EXERCISE DETAILS >> In the listing that follows, count every line with the word "seaborn" in it and write only the total.

RECORDS FOR PROCESSING >>
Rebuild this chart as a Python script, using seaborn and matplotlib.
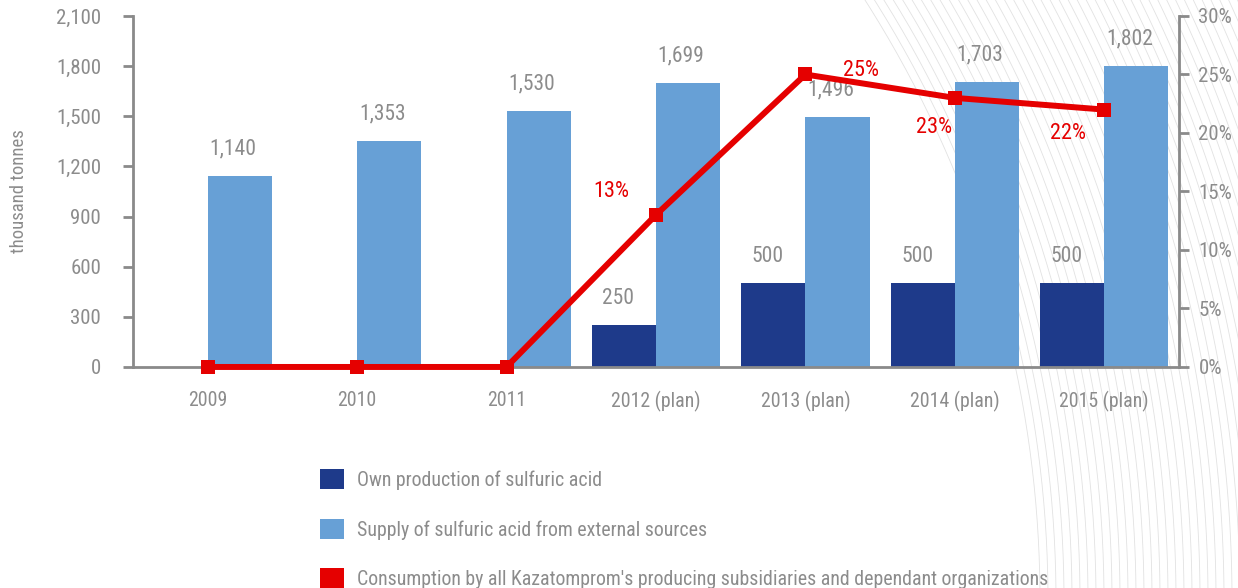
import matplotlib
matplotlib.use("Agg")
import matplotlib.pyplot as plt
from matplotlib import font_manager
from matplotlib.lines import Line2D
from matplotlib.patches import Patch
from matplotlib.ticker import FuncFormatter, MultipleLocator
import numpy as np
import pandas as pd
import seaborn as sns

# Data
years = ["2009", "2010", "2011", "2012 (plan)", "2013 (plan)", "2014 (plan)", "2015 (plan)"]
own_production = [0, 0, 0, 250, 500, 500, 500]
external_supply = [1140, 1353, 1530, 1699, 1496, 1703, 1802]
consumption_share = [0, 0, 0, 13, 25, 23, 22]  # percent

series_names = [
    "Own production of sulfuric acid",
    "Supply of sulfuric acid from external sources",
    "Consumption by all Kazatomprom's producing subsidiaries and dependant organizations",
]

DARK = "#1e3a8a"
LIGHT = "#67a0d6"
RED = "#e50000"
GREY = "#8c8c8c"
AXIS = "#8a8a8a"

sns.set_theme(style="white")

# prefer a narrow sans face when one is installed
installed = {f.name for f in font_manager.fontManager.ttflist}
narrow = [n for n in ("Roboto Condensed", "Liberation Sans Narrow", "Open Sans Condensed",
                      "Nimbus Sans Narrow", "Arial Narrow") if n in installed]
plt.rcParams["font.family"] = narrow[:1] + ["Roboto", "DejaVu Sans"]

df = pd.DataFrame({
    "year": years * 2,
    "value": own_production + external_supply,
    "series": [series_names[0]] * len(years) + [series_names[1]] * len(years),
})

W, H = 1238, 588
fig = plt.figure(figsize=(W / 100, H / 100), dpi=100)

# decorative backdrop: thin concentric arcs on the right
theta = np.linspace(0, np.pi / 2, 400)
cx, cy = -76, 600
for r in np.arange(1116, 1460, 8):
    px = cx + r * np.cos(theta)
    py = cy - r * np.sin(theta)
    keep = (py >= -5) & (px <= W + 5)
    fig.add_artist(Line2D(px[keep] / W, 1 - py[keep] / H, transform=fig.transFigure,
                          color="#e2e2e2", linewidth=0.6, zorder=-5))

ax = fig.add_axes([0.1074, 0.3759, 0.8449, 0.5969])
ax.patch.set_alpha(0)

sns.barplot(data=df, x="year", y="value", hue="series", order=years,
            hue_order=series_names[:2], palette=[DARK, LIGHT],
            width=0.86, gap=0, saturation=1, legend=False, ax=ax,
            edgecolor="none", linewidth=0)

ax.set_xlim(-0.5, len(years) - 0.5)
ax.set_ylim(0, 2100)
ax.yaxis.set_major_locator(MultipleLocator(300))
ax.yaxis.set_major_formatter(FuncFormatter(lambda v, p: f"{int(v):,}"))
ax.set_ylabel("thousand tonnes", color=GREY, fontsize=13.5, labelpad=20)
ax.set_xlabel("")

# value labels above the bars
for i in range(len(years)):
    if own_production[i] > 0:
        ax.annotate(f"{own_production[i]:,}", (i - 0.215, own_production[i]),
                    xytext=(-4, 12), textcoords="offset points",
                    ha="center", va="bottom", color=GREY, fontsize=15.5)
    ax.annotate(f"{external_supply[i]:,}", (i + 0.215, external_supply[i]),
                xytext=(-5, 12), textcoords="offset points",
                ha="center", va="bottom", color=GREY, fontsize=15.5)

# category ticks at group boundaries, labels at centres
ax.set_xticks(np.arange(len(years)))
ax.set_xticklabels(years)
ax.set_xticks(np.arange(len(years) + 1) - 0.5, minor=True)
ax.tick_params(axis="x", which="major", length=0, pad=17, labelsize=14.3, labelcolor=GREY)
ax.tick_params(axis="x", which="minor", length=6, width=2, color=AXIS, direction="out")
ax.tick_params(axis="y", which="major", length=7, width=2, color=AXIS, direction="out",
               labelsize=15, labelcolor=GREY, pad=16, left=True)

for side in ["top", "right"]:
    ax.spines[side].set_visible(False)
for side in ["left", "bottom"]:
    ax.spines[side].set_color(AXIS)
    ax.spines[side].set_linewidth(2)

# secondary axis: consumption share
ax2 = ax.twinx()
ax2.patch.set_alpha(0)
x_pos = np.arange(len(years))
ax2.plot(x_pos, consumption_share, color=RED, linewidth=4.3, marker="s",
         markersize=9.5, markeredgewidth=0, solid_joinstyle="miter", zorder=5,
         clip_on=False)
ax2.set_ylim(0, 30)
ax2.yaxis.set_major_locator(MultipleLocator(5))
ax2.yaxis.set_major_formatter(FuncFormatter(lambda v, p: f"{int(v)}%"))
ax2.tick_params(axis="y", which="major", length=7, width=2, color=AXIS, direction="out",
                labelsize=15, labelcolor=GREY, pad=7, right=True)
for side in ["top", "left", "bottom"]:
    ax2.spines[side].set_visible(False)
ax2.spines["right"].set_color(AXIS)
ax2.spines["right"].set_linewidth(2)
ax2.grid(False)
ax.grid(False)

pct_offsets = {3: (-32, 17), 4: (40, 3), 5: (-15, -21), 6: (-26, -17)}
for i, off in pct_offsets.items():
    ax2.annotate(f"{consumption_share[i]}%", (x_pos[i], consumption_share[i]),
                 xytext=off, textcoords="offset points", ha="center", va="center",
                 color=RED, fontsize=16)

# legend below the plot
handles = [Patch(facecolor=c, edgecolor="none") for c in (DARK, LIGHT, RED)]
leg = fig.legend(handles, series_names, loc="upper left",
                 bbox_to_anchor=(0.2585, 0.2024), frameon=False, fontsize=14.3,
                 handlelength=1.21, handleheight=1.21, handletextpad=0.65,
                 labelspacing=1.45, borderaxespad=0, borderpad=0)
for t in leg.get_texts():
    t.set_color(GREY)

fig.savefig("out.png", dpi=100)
---
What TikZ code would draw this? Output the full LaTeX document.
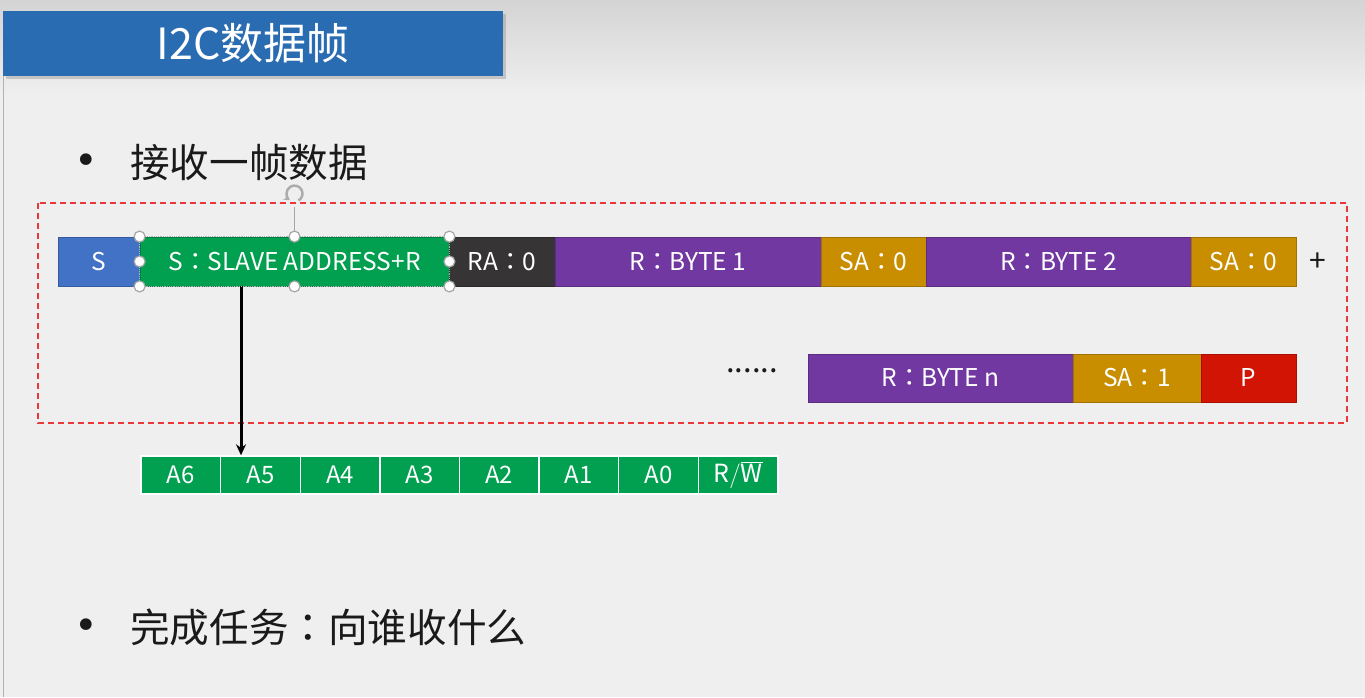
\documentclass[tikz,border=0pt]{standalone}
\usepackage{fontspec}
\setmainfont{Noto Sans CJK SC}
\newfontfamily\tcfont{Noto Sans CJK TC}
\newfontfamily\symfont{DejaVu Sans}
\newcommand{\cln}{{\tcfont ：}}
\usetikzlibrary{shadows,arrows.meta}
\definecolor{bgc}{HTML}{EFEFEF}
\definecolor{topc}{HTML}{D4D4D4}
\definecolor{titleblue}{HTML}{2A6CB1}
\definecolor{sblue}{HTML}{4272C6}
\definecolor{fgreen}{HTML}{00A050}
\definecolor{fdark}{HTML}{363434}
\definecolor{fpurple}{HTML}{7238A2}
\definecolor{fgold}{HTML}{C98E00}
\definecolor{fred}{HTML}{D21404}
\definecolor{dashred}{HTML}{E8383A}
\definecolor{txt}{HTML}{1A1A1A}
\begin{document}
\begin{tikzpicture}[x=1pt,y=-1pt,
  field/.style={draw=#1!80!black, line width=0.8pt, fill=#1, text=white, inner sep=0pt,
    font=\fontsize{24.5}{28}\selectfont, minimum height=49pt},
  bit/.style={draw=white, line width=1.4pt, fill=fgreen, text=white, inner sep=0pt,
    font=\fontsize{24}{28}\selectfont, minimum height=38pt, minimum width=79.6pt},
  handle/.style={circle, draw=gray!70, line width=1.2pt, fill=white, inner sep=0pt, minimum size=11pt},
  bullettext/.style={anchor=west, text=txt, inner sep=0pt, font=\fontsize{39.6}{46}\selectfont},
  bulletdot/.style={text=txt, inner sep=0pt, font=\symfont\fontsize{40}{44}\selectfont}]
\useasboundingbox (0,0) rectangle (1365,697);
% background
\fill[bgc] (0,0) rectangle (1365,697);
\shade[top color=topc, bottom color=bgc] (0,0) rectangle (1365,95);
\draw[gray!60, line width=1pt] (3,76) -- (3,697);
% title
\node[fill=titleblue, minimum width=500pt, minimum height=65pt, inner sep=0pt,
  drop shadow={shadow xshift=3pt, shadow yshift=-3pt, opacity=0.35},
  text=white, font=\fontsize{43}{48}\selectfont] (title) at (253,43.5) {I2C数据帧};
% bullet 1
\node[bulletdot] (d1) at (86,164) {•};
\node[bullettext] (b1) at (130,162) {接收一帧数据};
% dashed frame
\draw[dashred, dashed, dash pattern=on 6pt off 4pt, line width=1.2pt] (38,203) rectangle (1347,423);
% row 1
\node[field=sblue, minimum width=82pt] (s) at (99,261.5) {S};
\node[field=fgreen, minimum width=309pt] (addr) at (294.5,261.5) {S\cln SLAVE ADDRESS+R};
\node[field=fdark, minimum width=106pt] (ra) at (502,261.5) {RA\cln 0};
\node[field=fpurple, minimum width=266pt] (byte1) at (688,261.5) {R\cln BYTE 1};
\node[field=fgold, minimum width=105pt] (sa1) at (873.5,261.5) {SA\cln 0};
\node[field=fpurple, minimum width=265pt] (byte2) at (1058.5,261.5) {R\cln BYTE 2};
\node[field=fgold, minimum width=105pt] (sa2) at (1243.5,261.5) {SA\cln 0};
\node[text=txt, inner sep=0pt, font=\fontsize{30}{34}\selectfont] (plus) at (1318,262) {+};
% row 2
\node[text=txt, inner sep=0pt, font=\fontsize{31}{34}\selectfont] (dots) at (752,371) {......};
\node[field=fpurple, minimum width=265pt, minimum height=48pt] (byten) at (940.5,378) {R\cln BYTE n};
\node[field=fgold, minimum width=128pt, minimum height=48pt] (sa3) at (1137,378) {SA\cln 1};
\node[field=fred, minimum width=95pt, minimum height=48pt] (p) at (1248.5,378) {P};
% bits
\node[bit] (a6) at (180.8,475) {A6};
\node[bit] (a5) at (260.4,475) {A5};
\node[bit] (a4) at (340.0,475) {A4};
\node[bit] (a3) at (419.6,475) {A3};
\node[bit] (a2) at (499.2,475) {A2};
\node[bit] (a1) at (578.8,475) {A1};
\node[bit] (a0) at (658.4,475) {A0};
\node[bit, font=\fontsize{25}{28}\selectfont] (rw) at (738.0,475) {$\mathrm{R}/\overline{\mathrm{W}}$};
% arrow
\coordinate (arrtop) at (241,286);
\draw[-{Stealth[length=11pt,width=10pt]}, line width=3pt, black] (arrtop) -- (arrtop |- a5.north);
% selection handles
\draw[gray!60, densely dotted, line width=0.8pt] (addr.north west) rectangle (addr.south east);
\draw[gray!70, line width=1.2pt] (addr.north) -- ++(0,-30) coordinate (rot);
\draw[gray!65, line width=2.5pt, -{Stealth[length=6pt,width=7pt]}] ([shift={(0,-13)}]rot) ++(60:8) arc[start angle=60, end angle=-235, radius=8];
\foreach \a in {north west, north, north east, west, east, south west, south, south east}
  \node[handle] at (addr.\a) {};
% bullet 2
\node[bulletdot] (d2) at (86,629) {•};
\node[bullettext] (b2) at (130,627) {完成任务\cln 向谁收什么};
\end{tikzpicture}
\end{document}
---
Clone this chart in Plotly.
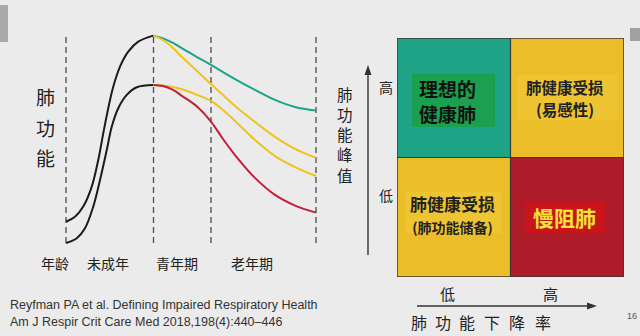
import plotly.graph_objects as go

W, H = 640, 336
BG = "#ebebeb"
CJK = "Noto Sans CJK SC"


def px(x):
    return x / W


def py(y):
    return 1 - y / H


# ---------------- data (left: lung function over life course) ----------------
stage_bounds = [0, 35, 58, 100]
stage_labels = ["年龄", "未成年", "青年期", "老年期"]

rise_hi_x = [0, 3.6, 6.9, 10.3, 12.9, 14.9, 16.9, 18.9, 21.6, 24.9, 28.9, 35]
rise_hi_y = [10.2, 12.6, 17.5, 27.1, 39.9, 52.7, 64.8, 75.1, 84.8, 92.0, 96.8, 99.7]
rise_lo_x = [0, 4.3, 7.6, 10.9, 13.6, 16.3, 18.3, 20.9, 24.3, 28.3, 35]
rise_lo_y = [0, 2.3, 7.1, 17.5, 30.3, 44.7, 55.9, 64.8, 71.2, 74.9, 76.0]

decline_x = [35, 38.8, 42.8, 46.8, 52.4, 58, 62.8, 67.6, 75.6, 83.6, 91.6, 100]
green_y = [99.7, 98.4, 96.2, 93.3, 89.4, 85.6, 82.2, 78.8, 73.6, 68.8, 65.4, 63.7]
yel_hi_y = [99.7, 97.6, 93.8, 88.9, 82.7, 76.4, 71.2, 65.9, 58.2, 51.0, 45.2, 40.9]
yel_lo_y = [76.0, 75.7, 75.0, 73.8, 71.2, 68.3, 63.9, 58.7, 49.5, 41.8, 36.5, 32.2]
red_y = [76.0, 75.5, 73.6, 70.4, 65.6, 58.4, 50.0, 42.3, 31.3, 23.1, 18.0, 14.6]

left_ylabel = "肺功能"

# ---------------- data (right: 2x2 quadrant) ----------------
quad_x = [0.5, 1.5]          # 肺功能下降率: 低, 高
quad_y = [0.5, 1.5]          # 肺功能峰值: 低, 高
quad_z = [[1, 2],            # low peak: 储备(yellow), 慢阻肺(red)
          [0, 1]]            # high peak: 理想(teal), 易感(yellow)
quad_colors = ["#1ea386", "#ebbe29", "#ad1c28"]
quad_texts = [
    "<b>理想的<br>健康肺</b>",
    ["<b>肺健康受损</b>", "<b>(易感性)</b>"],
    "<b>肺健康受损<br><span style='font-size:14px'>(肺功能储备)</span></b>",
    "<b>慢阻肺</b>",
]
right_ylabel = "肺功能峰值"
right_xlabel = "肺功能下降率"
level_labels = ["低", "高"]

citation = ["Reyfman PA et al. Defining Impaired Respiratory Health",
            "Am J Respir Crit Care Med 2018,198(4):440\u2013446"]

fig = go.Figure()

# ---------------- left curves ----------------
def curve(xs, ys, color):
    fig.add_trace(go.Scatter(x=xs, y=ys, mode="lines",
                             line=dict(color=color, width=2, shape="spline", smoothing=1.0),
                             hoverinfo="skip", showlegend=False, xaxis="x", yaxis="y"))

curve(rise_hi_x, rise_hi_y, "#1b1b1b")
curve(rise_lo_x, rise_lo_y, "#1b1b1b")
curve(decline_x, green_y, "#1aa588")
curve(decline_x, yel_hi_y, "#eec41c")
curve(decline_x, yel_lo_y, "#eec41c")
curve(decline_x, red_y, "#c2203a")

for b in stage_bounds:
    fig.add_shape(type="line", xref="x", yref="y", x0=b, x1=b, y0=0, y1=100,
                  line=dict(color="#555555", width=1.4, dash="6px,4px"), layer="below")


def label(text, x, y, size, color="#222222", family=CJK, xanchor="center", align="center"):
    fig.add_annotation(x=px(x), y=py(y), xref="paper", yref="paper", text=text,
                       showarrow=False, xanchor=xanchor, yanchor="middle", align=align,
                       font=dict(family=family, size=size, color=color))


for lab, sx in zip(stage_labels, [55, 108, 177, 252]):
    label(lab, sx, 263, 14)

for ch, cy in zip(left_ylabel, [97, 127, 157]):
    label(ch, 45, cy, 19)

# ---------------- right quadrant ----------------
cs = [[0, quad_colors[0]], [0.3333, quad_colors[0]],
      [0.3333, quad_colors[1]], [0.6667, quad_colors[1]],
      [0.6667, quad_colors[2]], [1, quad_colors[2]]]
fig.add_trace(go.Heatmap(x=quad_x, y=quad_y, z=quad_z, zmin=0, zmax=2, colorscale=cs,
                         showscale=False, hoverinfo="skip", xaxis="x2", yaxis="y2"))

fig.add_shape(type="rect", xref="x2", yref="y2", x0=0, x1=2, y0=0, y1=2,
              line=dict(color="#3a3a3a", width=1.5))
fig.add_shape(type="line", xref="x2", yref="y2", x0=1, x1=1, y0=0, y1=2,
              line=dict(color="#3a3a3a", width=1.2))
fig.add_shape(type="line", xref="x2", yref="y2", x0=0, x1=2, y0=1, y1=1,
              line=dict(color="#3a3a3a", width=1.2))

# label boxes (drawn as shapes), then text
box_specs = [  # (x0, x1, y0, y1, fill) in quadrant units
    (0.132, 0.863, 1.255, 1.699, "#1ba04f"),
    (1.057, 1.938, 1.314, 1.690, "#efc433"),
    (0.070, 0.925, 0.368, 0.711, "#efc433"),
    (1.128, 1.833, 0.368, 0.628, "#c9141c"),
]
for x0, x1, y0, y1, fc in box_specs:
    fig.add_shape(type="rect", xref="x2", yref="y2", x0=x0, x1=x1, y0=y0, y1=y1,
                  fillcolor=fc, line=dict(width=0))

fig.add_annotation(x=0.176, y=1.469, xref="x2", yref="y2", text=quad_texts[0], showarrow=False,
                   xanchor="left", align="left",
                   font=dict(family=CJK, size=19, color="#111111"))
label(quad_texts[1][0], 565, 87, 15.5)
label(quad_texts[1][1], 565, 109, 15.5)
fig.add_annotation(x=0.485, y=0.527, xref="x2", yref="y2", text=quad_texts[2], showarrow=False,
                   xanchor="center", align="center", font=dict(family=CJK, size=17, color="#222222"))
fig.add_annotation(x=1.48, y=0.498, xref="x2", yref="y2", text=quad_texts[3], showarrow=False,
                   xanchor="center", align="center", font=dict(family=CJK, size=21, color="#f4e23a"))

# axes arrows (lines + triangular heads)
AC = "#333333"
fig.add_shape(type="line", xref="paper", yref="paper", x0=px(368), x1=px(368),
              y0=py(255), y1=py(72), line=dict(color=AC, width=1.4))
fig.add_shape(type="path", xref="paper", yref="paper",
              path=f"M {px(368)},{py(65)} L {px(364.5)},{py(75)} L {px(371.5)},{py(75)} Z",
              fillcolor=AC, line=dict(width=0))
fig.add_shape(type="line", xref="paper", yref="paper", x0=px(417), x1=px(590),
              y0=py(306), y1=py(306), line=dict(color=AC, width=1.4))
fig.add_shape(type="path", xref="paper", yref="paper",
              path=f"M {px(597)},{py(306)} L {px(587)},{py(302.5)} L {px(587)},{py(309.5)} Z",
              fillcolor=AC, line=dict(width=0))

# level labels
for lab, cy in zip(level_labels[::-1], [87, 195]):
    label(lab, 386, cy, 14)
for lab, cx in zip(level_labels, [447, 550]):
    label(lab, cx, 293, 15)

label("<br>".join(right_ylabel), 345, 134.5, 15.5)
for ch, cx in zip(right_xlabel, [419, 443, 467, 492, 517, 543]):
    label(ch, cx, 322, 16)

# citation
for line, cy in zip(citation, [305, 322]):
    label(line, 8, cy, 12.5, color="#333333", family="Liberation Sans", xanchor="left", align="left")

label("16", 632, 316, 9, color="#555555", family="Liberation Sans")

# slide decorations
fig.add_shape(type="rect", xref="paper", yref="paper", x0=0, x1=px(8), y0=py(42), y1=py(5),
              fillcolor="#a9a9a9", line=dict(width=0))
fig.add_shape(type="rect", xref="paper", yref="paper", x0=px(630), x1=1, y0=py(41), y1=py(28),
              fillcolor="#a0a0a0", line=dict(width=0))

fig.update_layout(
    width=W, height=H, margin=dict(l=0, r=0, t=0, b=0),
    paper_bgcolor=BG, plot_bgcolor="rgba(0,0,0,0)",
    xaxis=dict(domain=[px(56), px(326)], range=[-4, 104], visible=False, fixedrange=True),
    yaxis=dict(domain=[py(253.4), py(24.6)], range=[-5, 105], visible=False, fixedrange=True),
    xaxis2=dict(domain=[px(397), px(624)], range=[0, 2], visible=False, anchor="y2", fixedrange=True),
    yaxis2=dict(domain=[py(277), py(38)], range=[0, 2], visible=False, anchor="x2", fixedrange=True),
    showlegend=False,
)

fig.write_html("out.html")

SOLUTION FOR THIS PROBLEM >> 2